◆ Extracted records
* Begin *
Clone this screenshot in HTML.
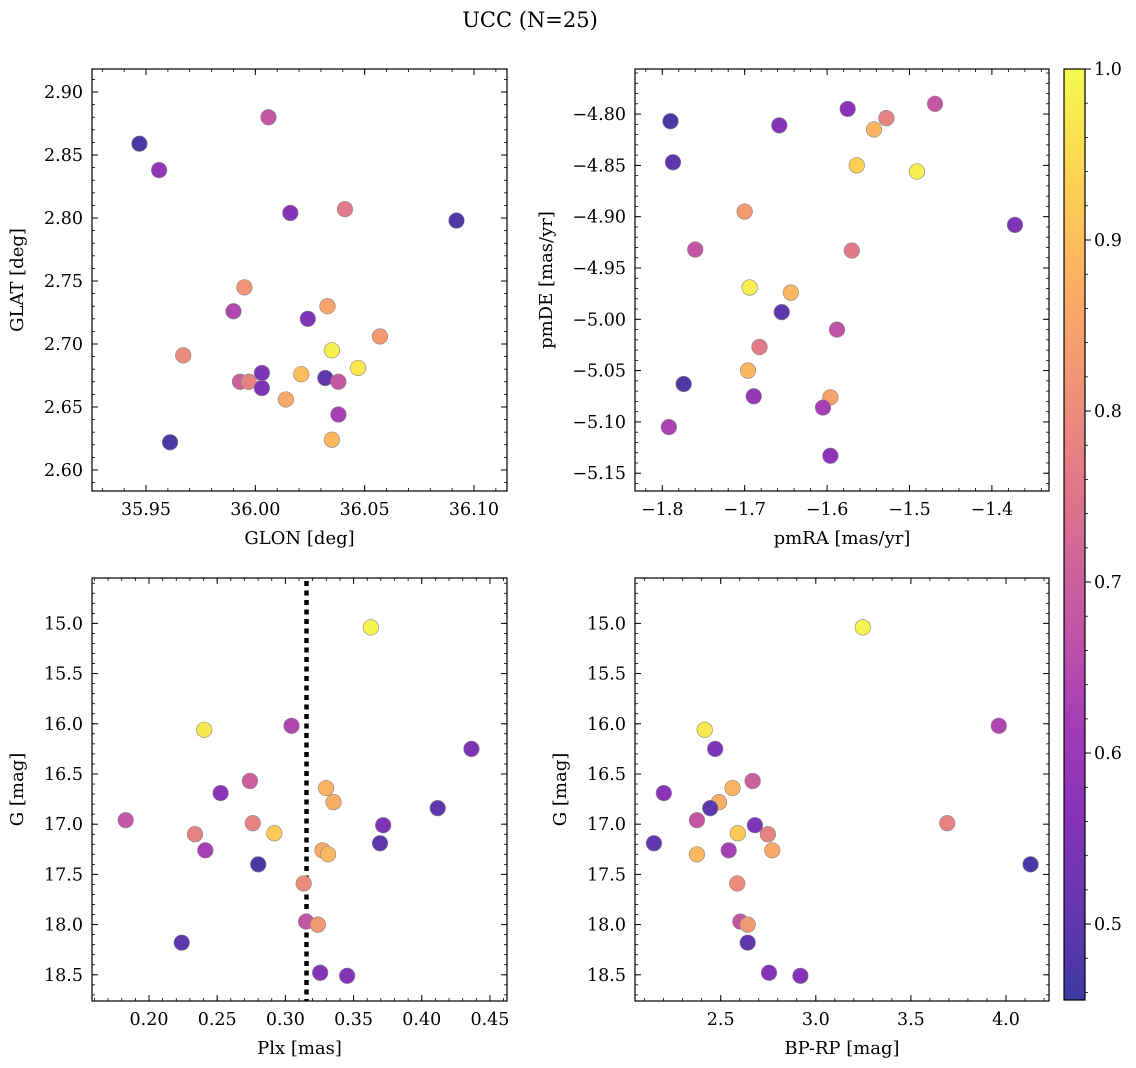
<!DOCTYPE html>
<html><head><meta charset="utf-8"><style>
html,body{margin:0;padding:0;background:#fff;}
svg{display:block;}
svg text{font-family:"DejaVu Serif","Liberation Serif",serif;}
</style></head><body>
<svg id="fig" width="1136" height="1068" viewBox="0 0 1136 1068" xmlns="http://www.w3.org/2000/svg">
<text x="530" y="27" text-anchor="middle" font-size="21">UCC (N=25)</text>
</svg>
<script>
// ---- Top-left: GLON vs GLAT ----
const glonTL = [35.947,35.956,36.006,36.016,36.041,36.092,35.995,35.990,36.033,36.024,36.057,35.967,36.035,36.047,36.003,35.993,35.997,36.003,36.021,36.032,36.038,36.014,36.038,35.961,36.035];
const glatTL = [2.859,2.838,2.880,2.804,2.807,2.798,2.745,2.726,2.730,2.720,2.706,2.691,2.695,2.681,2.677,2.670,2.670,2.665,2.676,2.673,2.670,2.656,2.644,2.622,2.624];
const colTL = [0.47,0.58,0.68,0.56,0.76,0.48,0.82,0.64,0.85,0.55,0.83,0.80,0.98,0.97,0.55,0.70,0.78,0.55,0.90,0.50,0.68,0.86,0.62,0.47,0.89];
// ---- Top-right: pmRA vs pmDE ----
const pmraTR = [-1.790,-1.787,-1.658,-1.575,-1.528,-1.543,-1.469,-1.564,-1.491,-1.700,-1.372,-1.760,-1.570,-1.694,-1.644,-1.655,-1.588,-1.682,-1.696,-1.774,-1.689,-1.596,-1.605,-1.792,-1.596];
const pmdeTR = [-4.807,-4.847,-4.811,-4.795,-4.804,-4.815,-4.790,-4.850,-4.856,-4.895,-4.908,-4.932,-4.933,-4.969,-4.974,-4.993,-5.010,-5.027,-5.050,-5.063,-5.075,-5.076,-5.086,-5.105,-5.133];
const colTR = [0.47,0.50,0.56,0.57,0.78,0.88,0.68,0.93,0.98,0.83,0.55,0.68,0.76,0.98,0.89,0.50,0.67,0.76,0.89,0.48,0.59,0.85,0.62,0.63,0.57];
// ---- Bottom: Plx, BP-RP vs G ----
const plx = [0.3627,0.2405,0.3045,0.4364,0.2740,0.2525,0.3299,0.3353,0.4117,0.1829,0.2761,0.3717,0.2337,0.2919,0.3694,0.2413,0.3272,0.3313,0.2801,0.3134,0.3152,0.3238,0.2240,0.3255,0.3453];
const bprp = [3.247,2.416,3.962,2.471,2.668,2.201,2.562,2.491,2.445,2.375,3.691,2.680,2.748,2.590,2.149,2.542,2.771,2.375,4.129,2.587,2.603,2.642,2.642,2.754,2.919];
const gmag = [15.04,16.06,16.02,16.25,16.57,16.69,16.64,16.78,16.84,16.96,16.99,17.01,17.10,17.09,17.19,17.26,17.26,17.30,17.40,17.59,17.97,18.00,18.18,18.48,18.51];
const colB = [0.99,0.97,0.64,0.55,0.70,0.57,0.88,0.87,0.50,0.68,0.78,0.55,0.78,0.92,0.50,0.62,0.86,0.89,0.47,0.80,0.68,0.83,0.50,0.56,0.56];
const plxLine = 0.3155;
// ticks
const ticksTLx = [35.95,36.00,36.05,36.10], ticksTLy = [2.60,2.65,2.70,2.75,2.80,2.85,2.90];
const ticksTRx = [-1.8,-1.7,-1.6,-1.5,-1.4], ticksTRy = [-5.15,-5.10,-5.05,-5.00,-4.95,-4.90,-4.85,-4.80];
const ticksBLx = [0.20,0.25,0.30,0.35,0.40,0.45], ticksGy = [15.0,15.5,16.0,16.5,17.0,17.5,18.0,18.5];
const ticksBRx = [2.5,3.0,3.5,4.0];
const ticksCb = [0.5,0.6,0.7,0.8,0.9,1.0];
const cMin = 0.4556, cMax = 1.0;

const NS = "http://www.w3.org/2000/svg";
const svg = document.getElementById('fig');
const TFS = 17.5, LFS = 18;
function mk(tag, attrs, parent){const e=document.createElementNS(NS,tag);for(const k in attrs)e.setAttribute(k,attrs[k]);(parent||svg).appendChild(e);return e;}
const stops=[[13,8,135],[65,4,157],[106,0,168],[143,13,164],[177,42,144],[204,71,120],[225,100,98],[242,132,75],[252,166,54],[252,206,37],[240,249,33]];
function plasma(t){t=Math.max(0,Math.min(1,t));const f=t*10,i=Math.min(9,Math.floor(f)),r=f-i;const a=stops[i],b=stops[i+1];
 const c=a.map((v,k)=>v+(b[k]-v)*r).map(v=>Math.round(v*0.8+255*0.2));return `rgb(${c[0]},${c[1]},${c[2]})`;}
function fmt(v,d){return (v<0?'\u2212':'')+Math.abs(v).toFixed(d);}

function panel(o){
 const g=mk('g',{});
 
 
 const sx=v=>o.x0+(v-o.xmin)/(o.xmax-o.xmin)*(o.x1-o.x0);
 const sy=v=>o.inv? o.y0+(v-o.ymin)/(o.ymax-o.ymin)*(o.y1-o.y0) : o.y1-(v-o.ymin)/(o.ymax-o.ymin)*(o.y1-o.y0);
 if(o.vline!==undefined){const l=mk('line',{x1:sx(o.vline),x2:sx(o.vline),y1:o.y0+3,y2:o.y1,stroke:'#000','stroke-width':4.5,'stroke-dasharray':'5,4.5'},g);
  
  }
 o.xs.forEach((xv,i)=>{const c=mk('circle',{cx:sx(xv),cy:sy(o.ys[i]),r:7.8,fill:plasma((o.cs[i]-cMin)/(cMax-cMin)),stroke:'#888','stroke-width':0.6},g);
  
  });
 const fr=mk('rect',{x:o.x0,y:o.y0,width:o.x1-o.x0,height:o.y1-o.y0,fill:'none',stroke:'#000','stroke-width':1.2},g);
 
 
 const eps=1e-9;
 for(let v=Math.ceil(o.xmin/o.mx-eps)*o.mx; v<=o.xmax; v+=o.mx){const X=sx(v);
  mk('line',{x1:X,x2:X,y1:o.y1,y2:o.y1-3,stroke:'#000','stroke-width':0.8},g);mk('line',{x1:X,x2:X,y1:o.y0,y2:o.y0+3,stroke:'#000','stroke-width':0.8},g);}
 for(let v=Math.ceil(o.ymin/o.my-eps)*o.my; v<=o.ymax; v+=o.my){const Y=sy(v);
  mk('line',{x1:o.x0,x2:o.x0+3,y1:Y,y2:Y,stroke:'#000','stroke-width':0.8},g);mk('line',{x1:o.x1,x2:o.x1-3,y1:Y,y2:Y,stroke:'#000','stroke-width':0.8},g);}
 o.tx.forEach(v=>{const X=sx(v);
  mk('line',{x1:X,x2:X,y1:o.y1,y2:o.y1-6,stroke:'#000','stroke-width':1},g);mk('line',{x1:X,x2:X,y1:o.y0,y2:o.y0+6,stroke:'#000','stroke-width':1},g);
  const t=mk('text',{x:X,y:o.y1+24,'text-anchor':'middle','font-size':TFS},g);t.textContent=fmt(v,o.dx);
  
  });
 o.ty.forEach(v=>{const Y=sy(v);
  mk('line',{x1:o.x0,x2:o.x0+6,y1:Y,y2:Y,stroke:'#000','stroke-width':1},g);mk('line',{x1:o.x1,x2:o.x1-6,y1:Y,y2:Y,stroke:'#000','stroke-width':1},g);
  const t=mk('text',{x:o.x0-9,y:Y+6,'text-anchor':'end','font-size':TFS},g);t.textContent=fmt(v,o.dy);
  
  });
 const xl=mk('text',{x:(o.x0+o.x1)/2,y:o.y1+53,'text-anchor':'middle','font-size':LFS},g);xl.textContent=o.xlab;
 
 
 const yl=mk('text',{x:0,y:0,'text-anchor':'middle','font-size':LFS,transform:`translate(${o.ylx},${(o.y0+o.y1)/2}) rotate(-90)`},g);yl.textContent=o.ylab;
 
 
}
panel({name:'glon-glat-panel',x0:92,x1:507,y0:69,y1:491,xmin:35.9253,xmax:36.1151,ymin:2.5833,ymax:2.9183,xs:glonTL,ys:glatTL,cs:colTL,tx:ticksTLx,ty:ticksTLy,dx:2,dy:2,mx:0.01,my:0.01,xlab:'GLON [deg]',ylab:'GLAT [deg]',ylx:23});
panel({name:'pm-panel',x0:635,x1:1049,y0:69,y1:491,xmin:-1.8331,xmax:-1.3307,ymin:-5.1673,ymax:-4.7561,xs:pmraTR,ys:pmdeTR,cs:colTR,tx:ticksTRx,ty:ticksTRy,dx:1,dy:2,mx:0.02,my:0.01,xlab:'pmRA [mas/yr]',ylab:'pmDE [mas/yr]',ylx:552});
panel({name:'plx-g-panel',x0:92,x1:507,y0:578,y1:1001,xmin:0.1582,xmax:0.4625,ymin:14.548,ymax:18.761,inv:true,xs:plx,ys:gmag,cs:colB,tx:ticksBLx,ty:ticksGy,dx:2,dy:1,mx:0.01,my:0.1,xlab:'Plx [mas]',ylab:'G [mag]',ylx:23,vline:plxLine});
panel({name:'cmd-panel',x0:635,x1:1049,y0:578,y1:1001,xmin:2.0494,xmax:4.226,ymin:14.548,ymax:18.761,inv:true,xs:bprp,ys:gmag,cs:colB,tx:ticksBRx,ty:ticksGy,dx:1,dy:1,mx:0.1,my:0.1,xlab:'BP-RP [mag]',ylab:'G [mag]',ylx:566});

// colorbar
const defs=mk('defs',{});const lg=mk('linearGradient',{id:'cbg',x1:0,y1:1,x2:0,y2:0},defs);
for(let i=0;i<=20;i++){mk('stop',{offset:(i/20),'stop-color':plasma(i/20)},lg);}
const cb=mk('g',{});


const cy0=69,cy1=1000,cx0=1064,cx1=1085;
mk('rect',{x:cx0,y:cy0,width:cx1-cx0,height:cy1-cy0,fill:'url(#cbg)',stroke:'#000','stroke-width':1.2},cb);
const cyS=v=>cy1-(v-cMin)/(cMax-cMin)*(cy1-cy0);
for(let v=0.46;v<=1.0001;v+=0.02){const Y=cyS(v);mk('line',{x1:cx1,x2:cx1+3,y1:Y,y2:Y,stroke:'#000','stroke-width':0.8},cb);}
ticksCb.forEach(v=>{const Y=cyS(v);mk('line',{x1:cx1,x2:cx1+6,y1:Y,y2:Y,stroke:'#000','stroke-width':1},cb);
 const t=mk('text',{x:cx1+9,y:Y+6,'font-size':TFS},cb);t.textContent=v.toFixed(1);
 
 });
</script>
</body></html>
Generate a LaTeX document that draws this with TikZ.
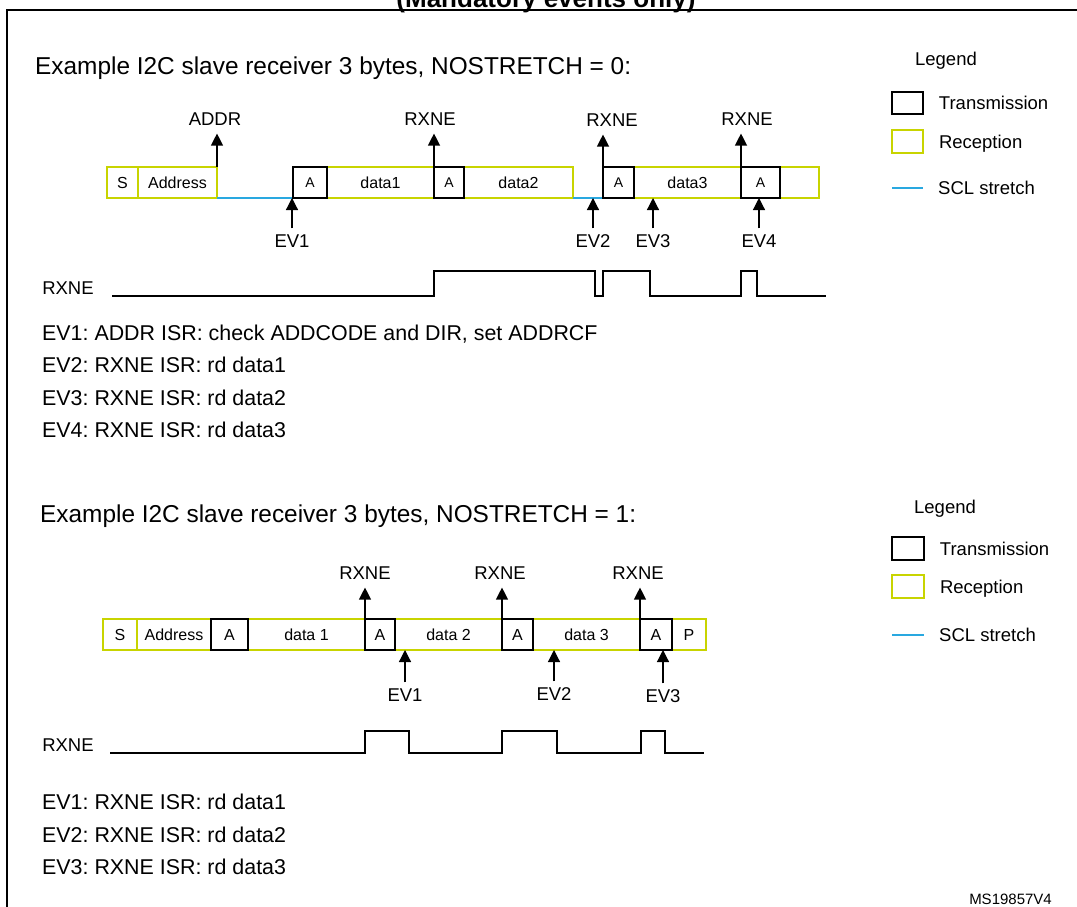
* End *
◆ Task to carry out
Go through the records and pull out each line that includes the word "this".

◆ Exercise solution
Clone this screenshot in HTML.
Generate a LaTeX document that draws this with TikZ.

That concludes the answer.